Advantages!
Potentially higher valuation than is available in a private offering.
Increased net worth of the company, facilitating future debt and equity financings.
Increased future access to public markets.
Greater ability to accomplish stock-for-stock acquisitions.
Public Image Increased publicity and attention from the investment community.
Heightened visibility may provide a competitive advantage over privately held competitors.
Increased ability to attract and retain employees through use of equity incentives such as stock option and stock purchase plans.
Employee pride in company may increase.
Disadvantages:
The current shareholders' percentage ownership of the company will be diluted in a public offering.
Control of the company may shift and the company could face an attempted unfriendly takeover. The market may view certain antitakeover devices as unacceptable in an initial public offering.
Two outside directors are required if stock is to be listed on the Nasdaq National Market or the major exchanges.

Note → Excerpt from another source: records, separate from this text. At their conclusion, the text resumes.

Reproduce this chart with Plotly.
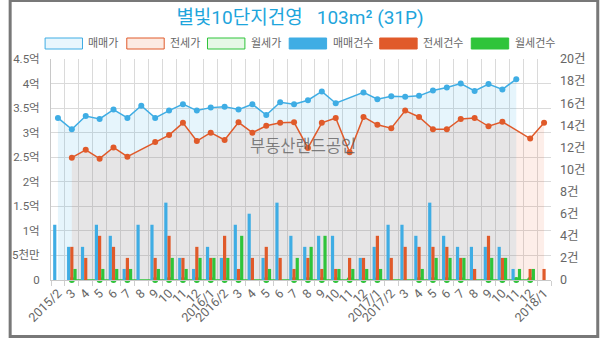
import plotly.graph_objects as go

# ---------------- data ----------------
months = ["2015-02", "2015-03", "2015-04", "2015-05", "2015-06", "2015-07", "2015-08", "2015-09",
          "2015-10", "2015-11", "2015-12", "2016-01", "2016-02", "2016-03", "2016-04", "2016-05",
          "2016-06", "2016-07", "2016-08", "2016-09", "2016-10", "2016-11", "2016-12", "2017-01",
          "2017-02", "2017-03", "2017-04", "2017-05", "2017-06", "2017-07", "2017-08", "2017-09",
          "2017-10", "2017-11", "2017-12", "2018-01"]
month_labels = ["2015/2", "3", "4", "5", "6", "7", "8", "9", "10", "11", "12", "2016/1",
                "2016/2", "3", "4", "5", "6", "7", "8", "9", "10", "11", "12", "2017/1",
                "2017/2", "3", "4", "5", "6", "7", "8", "9", "10", "11", "12", "2018/1"]

# prices (억)
sale_price = [3.30, 3.07, 3.34, 3.28, 3.47, 3.30, 3.55, 3.30, 3.45, 3.58, 3.45, 3.51,
              3.53, 3.47, 3.58, 3.36, 3.62, 3.58, 3.66, 3.84, 3.60, None, 3.82, 3.68,
              3.74, 3.73, 3.75, 3.86, 3.92, 4.00, 3.85, 3.99, 3.88, 4.09, None, None]
jeonse_price = [None, 2.49, 2.65, 2.47, 2.70, 2.51, None, 2.81, 2.95, 3.20, 2.83, 3.00,
                2.85, 3.21, 3.00, 3.14, 3.20, 3.21, 2.69, 3.20, 3.30, 2.60, 3.32, 3.16,
                3.09, 3.45, 3.32, 3.07, 3.07, 3.28, 3.30, 3.13, 3.22, None, 2.88, 3.20]
wolse_price = [None, 0, None, 0, 0, 0, None, 0, 0, 0, 0, 0,
               0, 0, None, 0, None, 0, 0, 0, 0, 0, 0, 0,
               None, None, 0, 0, 0, 0, None, 0, 0, 0, 0, None]

# counts (건)
sale_count = [5, 3, 3, 5, 4, 1, 5, 5, 7, 2, 1, 3, 2, 5, 6, 2, 7, 4, 3, 4, 4, 0, 2, 3,
              5, 5, 4, 7, 4, 3, 3, 3, 3, 1, 0, 0]
jeonse_count = [0, 3, 2, 4, 3, 2, 0, 2, 4, 2, 3, 2, 4, 1, 2, 3, 2, 1, 2, 1, 1, 2, 2, 4,
                2, 3, 3, 3, 3, 2, 1, 4, 2, 0, 1, 1]
wolse_count = [0, 1, 0, 1, 1, 1, 0, 1, 2, 1, 2, 2, 2, 4, 0, 1, 0, 2, 3, 4, 1, 1, 1, 1,
               0, 0, 1, 2, 2, 2, 0, 2, 2, 1, 1, 0]

left_ticks = [0, 0.5, 1, 1.5, 2, 2.5, 3, 3.5, 4, 4.5]
left_labels = ["0", "5천만", "1억", "1.5억", "2억", "2.5억", "3억", "3.5억", "4억", "4.5억"]
right_ticks = [0, 2, 4, 6, 8, 10, 12, 14, 16, 18, 20]
right_labels = ["0", "2건", "4건", "6건", "8건", "10건", "12건", "14건", "16건", "18건", "20건"]

legend_names = ["매매가", "전세가", "월세가", "매매건수", "전세건수", "월세건수"]

# ---------------- styling ----------------
BLUE = "#3fade4"
RED = "#e05a2a"
GREEN = "#2fc43a"
FONT = "Roboto, 'Noto Sans CJK KR', sans-serif"
W, H = 600, 338
ML, MR, MT, MB = 43, 49, 59, 58

fig = go.Figure()

fig.add_trace(go.Scatter(x=months, y=sale_price, mode="lines+markers", connectgaps=True,
                         fill="tozeroy", fillcolor="rgba(59,174,230,0.13)",
                         line=dict(color=BLUE, width=1.5), marker=dict(size=6, color=BLUE),
                         showlegend=False))
fig.add_trace(go.Scatter(x=months, y=jeonse_price, mode="lines+markers", connectgaps=True,
                         fill="tozeroy", fillcolor="rgba(232,90,40,0.10)",
                         line=dict(color=RED, width=1.5), marker=dict(size=6, color=RED),
                         showlegend=False))

fig.add_trace(go.Bar(x=months, y=sale_count, marker=dict(color=BLUE, line=dict(width=0)),
                     yaxis="y2", showlegend=False))
fig.add_trace(go.Bar(x=months, y=jeonse_count, marker=dict(color=RED, line=dict(width=0)),
                     yaxis="y2", showlegend=False))
fig.add_trace(go.Bar(x=months, y=wolse_count, marker=dict(color=GREEN, line=dict(width=0)),
                     yaxis="y2", showlegend=False))

fig.add_trace(go.Scatter(x=months, y=wolse_price, mode="lines+markers", connectgaps=True,
                         line=dict(color=GREEN, width=1.5), marker=dict(size=6, color=GREEN),
                         cliponaxis=False, showlegend=False))

pw = W - ML - MR
ph = H - MT - MB


def px_x(p):
    return (p - ML) / pw


def px_y(p):
    return (H - MB - p) / ph


shapes = []
annotations = []

# legend (manual)
leg_boxes = [(37, 75), (120, 158), (202, 240), (285, 323), (377, 415), (470, 508)]
leg_fill = ["#e8f6fd", "#fcebe3", "#e6f8e6", BLUE, RED, GREEN]
leg_line = [BLUE, RED, GREEN, BLUE, RED, GREEN]
for (x0, x1), fc, lc, name in zip(leg_boxes, leg_fill, leg_line, legend_names):
    shapes.append(dict(type="rect", xref="paper", yref="paper",
                       x0=px_x(x0), x1=px_x(x1), y0=px_y(49), y1=px_y(38),
                       fillcolor=fc, line=dict(color=lc, width=1)))
    annotations.append(dict(text=name, xref="paper", yref="paper", x=px_x(x1 + 4), y=px_y(43.5),
                            xanchor="left", yanchor="middle", showarrow=False,
                            font=dict(size=11, color="#666", family=FONT)))

# watermark
annotations.append(dict(text="부동산랜드공인", xref="paper", yref="paper", x=px_x(299), y=px_y(146),
                        xanchor="center", yanchor="middle", showarrow=False,
                        font=dict(size=16.5, color="rgba(90,90,90,0.75)", family=FONT)))

# outer frame
shapes.append(dict(type="rect", xref="paper", yref="paper", layer="above",
                   x0=px_x(1.5), x1=px_x(W - 1.5), y0=px_y(H - 1.5), y1=px_y(0.5),
                   line=dict(color="#787878", width=3), fillcolor="rgba(0,0,0,0)"))

fig.update_layout(
    width=W, height=H,
    margin=dict(l=ML, r=MR, t=MT, b=MB),
    paper_bgcolor="white", plot_bgcolor="white",
    font=dict(family=FONT, color="#666"),
    title=dict(text="별빛10단지건영   103m² (31P)", x=0.5, xanchor="center", xref="container",
               y=1 - 17 / H, yanchor="middle", yref="container",
               font=dict(size=19, color="#1ea5dc", family=FONT)),
    barmode="group", bargap=0.31, bargroupgap=0,
    showlegend=False,
    xaxis=dict(type="category", categoryorder="array", categoryarray=months,
               tickvals=months, ticktext=month_labels, tickson="boundaries",
               showgrid=True, gridcolor="#dadada", gridwidth=1,
               ticks="outside", ticklen=5, tickcolor="#cfcfcf",
               tickangle=-45, tickfont=dict(size=12.5, color="#666"),
               showline=True, linecolor="#c8c8c8", linewidth=1,
               range=[-0.5, 35.5]),
    yaxis=dict(range=[0, 4.5], tickvals=left_ticks, ticktext=left_labels,
               showgrid=True, gridcolor="#dadada", zeroline=False,
               showline=True, linecolor="#c8c8c8", ticks="", ticklabelstandoff=8,
               tickfont=dict(size=11.5, color="#666")),
    yaxis2=dict(range=[0, 20], tickvals=right_ticks, ticktext=right_labels,
                overlaying="y", side="right", showgrid=False, zeroline=False,
                showline=False, ticks="", ticklabelstandoff=8,
                tickfont=dict(size=12.5, color="#666")),
    shapes=shapes,
    annotations=annotations,
)

fig.write_html("out.html")
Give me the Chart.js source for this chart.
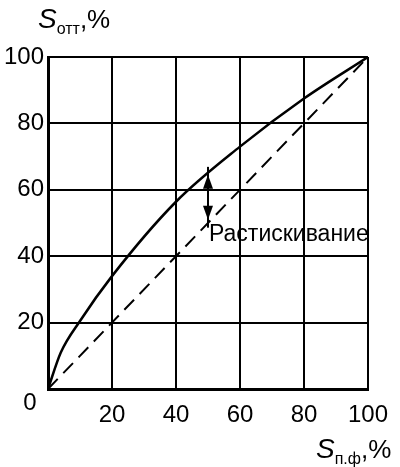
<!DOCTYPE html>
<html>
<head>
<script src="https://cdn.jsdelivr.net/npm/chart.js"></script>
<style>
  body { margin: 0; background: #fff; }
  #wrap { width: 400px; height: 467px; }
</style>
</head>
<body>
<div id="wrap"><canvas id="c"></canvas></div>
<script>
// film dot area vs printed dot area
const filmX   = [0, 4, 10, 20, 40, 60, 80, 100];
const printY  = [0, 11, 20.5, 34, 56.4, 73, 87.5, 100];
const idealX  = [0, 100];
const idealY  = [0, 100];
const ticks   = [0, 20, 40, 60, 80, 100];
const gainAt  = 50;
const gainLabel = 'Растискивание';

const font = 'Arial, "Liberation Sans", sans-serif';

const extras = {
  id: 'extras',
  afterDraw(chart) {
    const { ctx, scales: { x, y } } = chart;
    ctx.save();
    ctx.fillStyle = '#000';
    ctx.strokeStyle = '#000';
    // zero label shared by both axes
    ctx.font = '24px ' + font;
    ctx.textAlign = 'center';
    ctx.textBaseline = 'middle';
    ctx.fillText('0', 30, 403);

    // dot gain arrow
    const ax = x.getPixelForValue(gainAt);
    const y1 = y.getPixelForValue(51), y2 = y.getPixelForValue(64.5);
    ctx.lineWidth = 2;
    ctx.beginPath(); ctx.moveTo(ax, y1 + 8); ctx.lineTo(ax, y2 - 8); ctx.stroke();
    [[y2, 1], [y1, -1]].forEach(([py, d]) => {
      ctx.beginPath();
      ctx.moveTo(ax, py);
      ctx.lineTo(ax - 5, py + d * 14);
      ctx.lineTo(ax + 5, py + d * 14);
      ctx.closePath(); ctx.fill();
    });
    ctx.font = '23px ' + font;
    ctx.textAlign = 'left';
    ctx.fillText(gainLabel, ax + 1, y.getPixelForValue(46.5));

    // axis titles
    const title = (tx, ty, sub) => {
      ctx.textAlign = 'left';
      ctx.textBaseline = 'alphabetic';
      ctx.font = 'italic 28px ' + font;
      ctx.fillText('S', tx, ty);
      let w = ctx.measureText('S').width;
      ctx.font = '16px ' + font;
      ctx.fillText(sub, tx + w, ty + 6);
      w += ctx.measureText(sub).width;
      ctx.font = '26px ' + font;
      ctx.fillText(',%', tx + w, ty);
    };
    title(38, 28, 'отт');
    title(316, 458, 'п.ф');
    ctx.restore();
  }
};

const axis = (fit) => ({
  type: 'linear', min: 0, max: 100,
  afterFit: fit,
  grid: { color: '#000', lineWidth: 2, drawTicks: false },
  border: { color: '#000', width: 3 },
  ticks: {
    stepSize: 20, color: '#000', font: { size: 24, family: font },
    callback: v => v === 0 ? '' : v
  }
});

const xAxis = axis(s => { s.height = 78; });
xAxis.ticks.padding = 12;
xAxis.afterBuildTicks = s => { s.ticks = ticks.map(v => ({ value: v })); };
const yAxis = axis(s => { s.width = 48; });
yAxis.ticks.padding = 4;
yAxis.afterBuildTicks = s => { s.ticks = ticks.map(v => ({ value: v })); };

new Chart(document.getElementById('c'), {
  type: 'scatter',
  data: {
    datasets: [
      {
        data: filmX.map((v, i) => ({ x: v, y: printY[i] })),
        showLine: true, borderColor: '#000', borderWidth: 2.5,
        pointRadius: 0, cubicInterpolationMode: 'monotone'
      },
      {
        data: idealX.map((v, i) => ({ x: v, y: idealY[i] })),
        showLine: true, borderColor: '#000', borderWidth: 2,
        borderDash: [14, 8], pointRadius: 0
      }
    ]
  },
  options: {
    responsive: true, maintainAspectRatio: false, animation: false,
    layout: { padding: { top: 57, right: 18, left: 0, bottom: 0 } },
    plugins: { legend: { display: false }, tooltip: { enabled: false } },
    scales: { x: xAxis, y: yAxis }
  },
  plugins: [extras]
});
</script>
</body>
</html>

Earnings per share will be diluted.
Disclosure The company will become subject to periodic reporting and certain other requirements of the Securities Exchange Act of 1934 (the "Exchange Act").
SEC financial statement disclosure and audit requirements will apply.
Stock exchanges and Nasdaq will require public disclosure of significant events.
Management will spend significant time in public relations and in informing the investment community about the company and its recent developments.
Market Pressures Marketplace pressure may cause the company to focus too much on short-term results to maintain stock prices, forgoing risks necessary for future success.
Public shareholders may demand dividends, even though management believes reinvestment of earnings is better.